Hal ini tidak terlepas dari dibukanya perdagangan bebas. Itu membuat banyak buku bacaan luar masuk ke Makassar dan mempengaruhi perkembangan anak mudanya. Beberapa nilai lokal mulai menghilang.

Beruntung, masih banyak anak muda kreatif yang terus menjaga nilai A’bulo sibatang. Didirikanlah taman baca dan komunitas seperti Katakerja, Kedai Buku Jenny, Rumata’  atau media alternatif seperti Makassarnolkm.com dan Revi.us. Tidak lupa kegitan rutin juga diselenggarakan untuk menjaga semangat ma’gau baji, salah satunya Makassar International Writers Festival.

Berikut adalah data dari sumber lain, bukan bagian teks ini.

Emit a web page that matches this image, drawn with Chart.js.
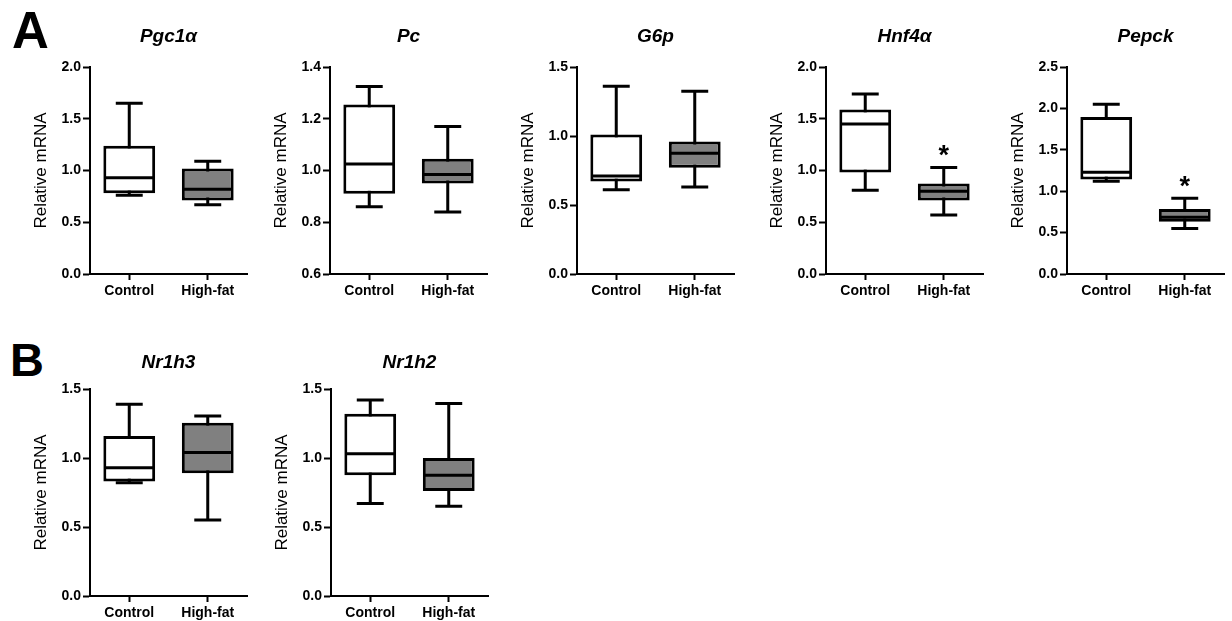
<!DOCTYPE html>
<html>
<head>
<meta charset="utf-8">
<script src="https://cdn.jsdelivr.net/npm/chart.js@4.4.1/dist/chart.umd.min.js"></script>
<style>
  html, body { margin: 0; padding: 0; background: #fff; overflow: hidden; }
  #page { position: relative; width: 1232px; height: 621px; }
  canvas { position: absolute; }
  .letter { position: absolute; font-family: 'Liberation Sans', Arial, sans-serif; font-weight: bold; color: #000; }
</style>
</head>
<body>
<div id="page">
  <div class="letter" style="left:12px; top:5px; font-size:51px; line-height:51px;">A</div>
  <div class="letter" style="left:10px; top:336px; font-size:47px; line-height:47px;">B</div>
</div>
<script>
// one entry per panel, in reading order
const genes = ['Pgc1\u03b1', 'Pc', 'G6p', 'Hnf4\u03b1', 'Pepck', 'Nr1h3', 'Nr1h2'];
const groups = ['Control', 'High-fat'];

// box plot values per panel: [Control, High-fat]
const whiskerLow = [[0.76, 0.67], [0.86, 0.84], [0.61, 0.63], [0.81, 0.57], [1.12, 0.55], [0.82, 0.55], [0.67, 0.65]];
const q1 = [[0.78, 0.71], [0.91, 0.95], [0.67, 0.77], [0.98, 0.71], [1.14, 0.63], [0.83, 0.89], [0.875, 0.76]];
const median = [[0.93, 0.82], [1.025, 0.985], [0.71, 0.875], [1.45, 0.80], [1.23, 0.685], [0.93, 1.04], [1.03, 0.875]];
const q3 = [[1.24, 1.02], [1.255, 1.045], [1.01, 0.96], [1.59, 0.875], [1.895, 0.785], [1.16, 1.255], [1.32, 1.0]];
const whiskerHigh = [[1.65, 1.09], [1.325, 1.17], [1.36, 1.325], [1.74, 1.03], [2.05, 0.915], [1.39, 1.305], [1.42, 1.395]];
const significant = [[false, false], [false, false], [false, false], [false, true], [false, true], [false, false], [false, false]];

// y axis ranges per panel
const yMin = [0, 0.6, 0, 0, 0, 0, 0];
const yMax = [2.0, 1.4, 1.5, 2.0, 2.5, 1.5, 1.5];
const yStep = [0.5, 0.2, 0.5, 0.5, 0.5, 0.5, 0.5];

// canvas placement (left, top) and gap under the title, per panel
const panelLeft = [0, 240, 487, 736, 977, 0, 241];
const panelTop = [0, 0, 0, 0, 0, 322, 322];
const titleShift = [0, 0, 0, 0, 0, 4, 4];

const FONT = "'Liberation Sans', Arial, sans-serif";
Chart.defaults.font.family = FONT;
Chart.defaults.color = '#000';

const whiskers = {
  id: 'whiskers',
  beforeDatasetsDraw(chart, args, opts) {
    const p = opts.panel;
    const y = chart.scales.y;
    const ctx = chart.ctx;
    const meta = chart.getDatasetMeta(0);
    ctx.save();
    ctx.strokeStyle = '#000';
    ctx.lineWidth = 3;
    ctx.lineCap = 'butt';
    meta.data.forEach((el, j) => {
      const yl = y.getPixelForValue(whiskerLow[p][j]);
      const yh = y.getPixelForValue(whiskerHigh[p][j]);
      const cap = el.width * 0.26;
      ctx.beginPath();
      ctx.moveTo(el.x, yl);
      ctx.lineTo(el.x, yh);
      ctx.moveTo(el.x - cap, yl);
      ctx.lineTo(el.x + cap, yl);
      ctx.moveTo(el.x - cap, yh);
      ctx.lineTo(el.x + cap, yh);
      ctx.stroke();
    });
    ctx.restore();
  },
  afterDatasetsDraw(chart, args, opts) {
    const p = opts.panel;
    const y = chart.scales.y;
    const ctx = chart.ctx;
    const meta = chart.getDatasetMeta(0);
    ctx.save();
    ctx.strokeStyle = '#000';
    ctx.lineWidth = 3;
    meta.data.forEach((el, j) => {
      const ym = y.getPixelForValue(median[p][j]);
      const half = el.width / 2;
      ctx.beginPath();
      ctx.moveTo(el.x - half + 1, ym);
      ctx.lineTo(el.x + half - 1, ym);
      ctx.stroke();
      if (significant[p][j]) {
        ctx.fillStyle = '#000';
        ctx.font = 'bold 27px ' + FONT;
        ctx.textAlign = 'center';
        ctx.textBaseline = 'alphabetic';
        ctx.fillText('*', el.x, y.getPixelForValue(whiskerHigh[p][j]) - 3);
      }
    });
    ctx.restore();
  }
};

const page = document.getElementById('page');

genes.forEach((gene, p) => {
  const canvas = document.createElement('canvas');
  canvas.width = 250;
  canvas.height = 310;
  canvas.style.left = panelLeft[p] + 'px';
  canvas.style.top = panelTop[p] + 'px';
  canvas.style.width = '250px';
  canvas.style.height = '310px';
  page.appendChild(canvas);

  new Chart(canvas.getContext('2d'), {
    type: 'bar',
    data: {
      labels: groups,
      datasets: [{
        data: q1[p].map((v, j) => [v, q3[p][j]]),
        backgroundColor: ['#ffffff', '#808080'],
        borderColor: '#000',
        borderWidth: 3,
        borderSkipped: false,
        barPercentage: 0.66,
        categoryPercentage: 1.0
      }]
    },
    options: {
      responsive: false,
      animation: false,
      devicePixelRatio: 1,
      layout: { padding: { top: 25 + titleShift[p], right: 3, bottom: 0, left: 0 } },
      scales: {
        x: {
          afterFit: (axis) => { axis.height = 36; },
          border: { display: true, color: '#000', width: 2 },
          grid: { display: true, offset: false, drawOnChartArea: false, drawTicks: true, tickLength: 6, tickColor: '#000', tickWidth: 2, color: '#000' },
          ticks: { color: '#000', font: { size: 14, weight: 'bold' }, padding: 3 }
        },
        y: {
          min: yMin[p],
          max: yMax[p],
          afterFit: (axis) => { axis.width = 90; },
          border: { display: true, color: '#000', width: 2 },
          grid: { display: true, drawOnChartArea: false, drawTicks: true, tickLength: 7, tickColor: '#000', tickWidth: 2, color: '#000' },
          ticks: {
            stepSize: yStep[p],
            color: '#000',
            font: { size: 14, weight: 'bold' },
            padding: 2,
            callback: (v) => Number(v).toFixed(1)
          },
          title: {
            display: true,
            text: 'Relative mRNA',
            color: '#000',
            font: { size: 17, weight: 'normal' },
            padding: { top: 31, bottom: 0 }
          }
        }
      },
      plugins: {
        legend: { display: false },
        tooltip: { enabled: false },
        title: {
          display: true,
          text: gene,
          fullSize: false,
          color: '#000',
          font: { size: 19, weight: 'bold', style: 'italic' },
          padding: { top: 0, bottom: 19.2 - titleShift[p] }
        },
        whiskers: { panel: p }
      }
    },
    plugins: [whiskers]
  });
});
</script>
</body>
</html>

Itulah tadi ringkasan hikayat penjahat bermotor di Makassar. Untuk membantu kamu memahami karakter orangnya, datanglah dan rasakan bagaimana kota ini dapat membuatmu menjadi romantis–cara lain, cobalah pacaran dengan pemuda Makassar. Karena Makassar tidak setipis koran dan sekecil televisi di rumahmu.

Oh iya, ada kabar terbaru, belasan penjahat bermotor baru-baru ini mengadakan musyawarah di warung kopi Cancer. Mereka merumuskan anggaran dasar dan anggaran rumah tangga dan menamai kelompok mereka Penjahat Bermotor yang Baik Hati. Kelompok ini ingin pemerintah kota sadar bahwa masalah penjahat bermotor tidak selesai hanya dengan bantuan kuasa polisi dan tentara. Kita butuh cara-cara kebudayaan.

Maka sebelum kota Makassar hilang dan menggadaikan kenangan kita, mari lestarikan semangat Kuru Sumange seperti negara yang selalu merawat Pancasila.